Natural gas marketing is a relatively new addition to the natural gas industry, beginning in the mid-1980's. Prior to the deregulation of the natural gas commodity market and the introduction of open access for everyone to natural gas pipelines, there was no role for natural gas marketers. Producers sold to pipelines, who sold to local distribution companies and other large volume natural gas users. Local distribution companies sold the natural gas purchased from the pipelines to retail end users,
including commercial and residential customers. Price regulation at all levels of this supply chain left no place for others to buy and sell natural gas. However, with the newly accessible competitive markets introduced gradually over the past fifteen years, natural gas marketing has become an integral component of the natural gas industry.
As a consumer of natural gas in a deregulated state you can choose to shop around for your natural gas supply and benefit from lower prices in a competitive energy marketplace. Now you can purchase your natural gas from an agent, broker or marketer. These are independent companies that either sell on behalf of gas producers or purchase supplies of gas and re-sell it to consumers. Securing a long term supply from one of these energy marketers when the gas prices are lower can result in significant savings over the term of your contract.
If you buy from a gas marketer, nothing about your service will change.
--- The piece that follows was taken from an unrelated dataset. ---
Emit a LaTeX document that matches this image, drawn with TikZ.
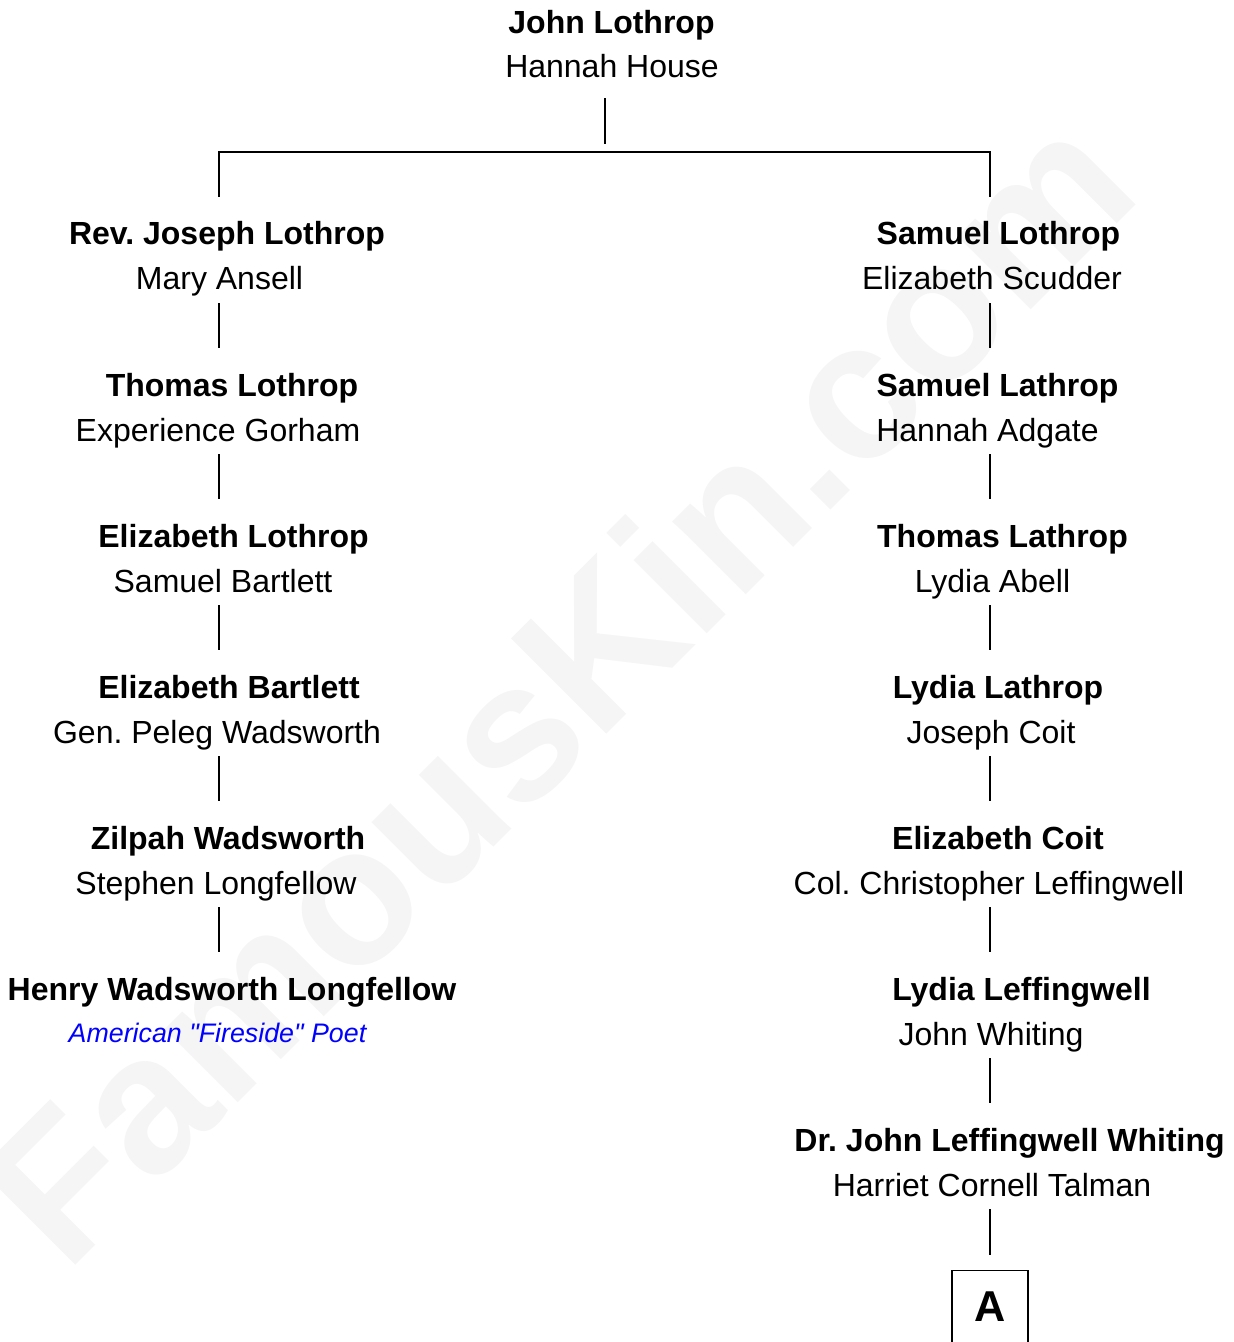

You will still get a bill from your distributing utility which will indicate a regulated delivery charge. This is usually about 1/3 of your bill and a gas supply charge which is the remaining 2/3. The delivery charge will be kept by your distributing utility and the gas supply charge will be forwarded to the gas marketer or supplier you chose. If you switch to a gas marketer, there is no interruption of service nor any other additional fee charged.
Gas marketers offer varying contract terms and conditions. In general, however, you have two basic choices. You can sign on for a single or multi-year contract at a fixed price or you can choose a rebate option which means you pay the regulated price set by your distributing utility and will receive a rebate if your marketer can buy the supply for less than that price.